━━ Data shown ━━

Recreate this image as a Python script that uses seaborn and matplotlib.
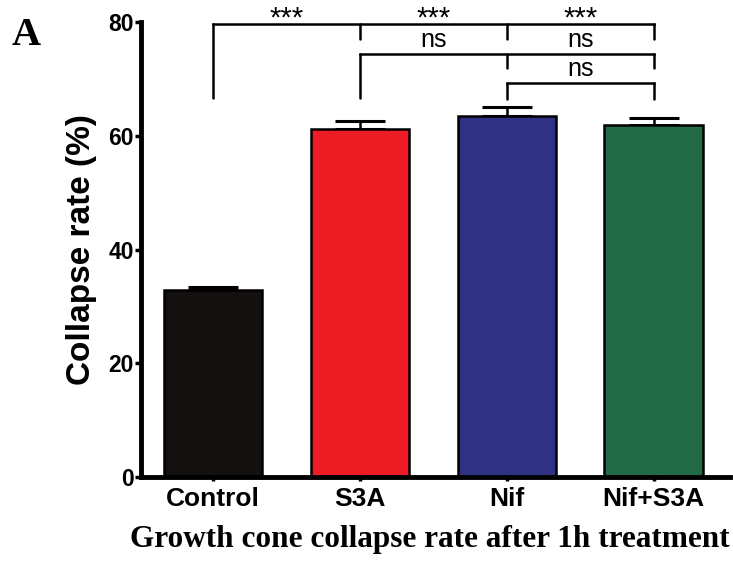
import matplotlib
matplotlib.use("Agg")
import matplotlib.pyplot as plt
import seaborn as sns
import pandas as pd

# Growth cone collapse after 1 h treatment (mean and SEM, %)
groups = ["Control", "S3A", "Nif", "Nif+S3A"]
means = [32.8, 61.2, 63.4, 61.9]
sems = [0.6, 1.4, 1.6, 1.2]
colors = ["#141010", "#ED1C24", "#2E3184", "#236B47"]
yticks = [0, 20, 40, 60, 80]

# Significance brackets: (start group, end group, line height, tick bottoms)
brackets = [
    (0, 3, 79.7, [66.7, 77.0, 77.0, 77.0]),
    (1, 3, 74.4, [66.7, 71.9, 71.9]),
    (2, 3, 69.3, [66.5, 66.5]),
]
# Labels: (x between groups, y, text)
stars = [(0.5, "***"), (1.5, "***"), (2.5, "***")]
ns_labels = [(1.5, 74.7, "ns"), (2.5, 74.7, "ns"), (2.5, 69.6, "ns")]

df = pd.DataFrame({"group": groups, "rate": means})

sns.set_style("ticks")
plt.rcParams["font.family"] = ["Liberation Sans", "DejaVu Sans"]
plt.rcParams["text.color"] = "black"
plt.rcParams["axes.labelcolor"] = "black"
plt.rcParams["xtick.color"] = "black"
plt.rcParams["ytick.color"] = "black"
plt.rcParams["axes.edgecolor"] = "black"

fig = plt.figure(figsize=(7.33, 5.61), dpi=100)
ax = fig.add_axes([0.1924, 0.1497, 0.8035, 0.811])

sns.barplot(data=df, x="group", y="rate", hue="group", palette=colors,
            legend=False, width=0.67, edgecolor="black", linewidth=1.8,
            saturation=1, errorbar=None, ax=ax)

# one-sided SEM error bars
ax.errorbar(range(len(groups)), means, yerr=[[0] * len(sems), sems],
            fmt="none", ecolor="black", elinewidth=1.8, capsize=18,
            capthick=2.2, zorder=1)
for bar in ax.patches:
    bar.set_zorder(2)

lw = 1.8
for start, end, h, drops in brackets:
    ax.plot([start, end], [h, h], color="black", lw=lw, clip_on=False,
            solid_capstyle="projecting")
    for pos, bottom in zip(range(start, end + 1), drops):
        ax.plot([pos, pos], [h, bottom], color="black", lw=lw,
                clip_on=False)
for x, txt in stars:
    ax.text(x, 83.0, txt, ha="center", va="top", fontsize=21,
            clip_on=False)
for x, y, txt in ns_labels:
    ax.text(x, y, txt, ha="center", va="bottom", fontsize=18,
            clip_on=False)

ax.set_ylim(0, 80)
ax.set_xlim(-0.49, 3.52)
ax.set_yticks(yticks)
ax.set_yticklabels([str(v) for v in yticks], fontsize=16.5, fontweight="bold")
ax.set_xticks(range(len(groups)))
ax.set_xticklabels(groups, fontsize=19, fontweight="bold")
ax.tick_params(axis="y", length=4, width=2.5, pad=1, direction="out")
ax.tick_params(axis="x", length=3, width=2.5, pad=4, direction="out")

ax.set_ylabel("Collapse rate (%)", fontsize=24, fontweight="bold", labelpad=8)
ax.set_xlabel("Growth cone collapse rate after 1h treatment",
              fontsize=22.5, fontweight="bold", family="Liberation Serif")
ax.xaxis.set_label_coords(0.49, -0.105)

for side in ["top", "right"]:
    ax.spines[side].set_visible(False)
for side in ["left", "bottom"]:
    ax.spines[side].set_linewidth(3.5)
    ax.spines[side].set_capstyle("projecting")

fig.text(0.016, 0.92, "A", fontsize=29, fontweight="bold",
         family="Liberation Serif", ha="left", va="baseline")

fig.savefig("out.png", dpi=100)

━━━

__Directions__.
Begin at the first line of the material and copy each line exactly through the one containing "yticks = [0, 20, 40, 60, 80]". Omit pictures.

__Response to this exercise__.
Recreate this image as a Python script that uses seaborn and matplotlib.
import matplotlib
matplotlib.use("Agg")
import matplotlib.pyplot as plt
import seaborn as sns
import pandas as pd

# Growth cone collapse after 1 h treatment (mean and SEM, %)
groups = ["Control", "S3A", "Nif", "Nif+S3A"]
means = [32.8, 61.2, 63.4, 61.9]
sems = [0.6, 1.4, 1.6, 1.2]
colors = ["#141010", "#ED1C24", "#2E3184", "#236B47"]
yticks = [0, 20, 40, 60, 80]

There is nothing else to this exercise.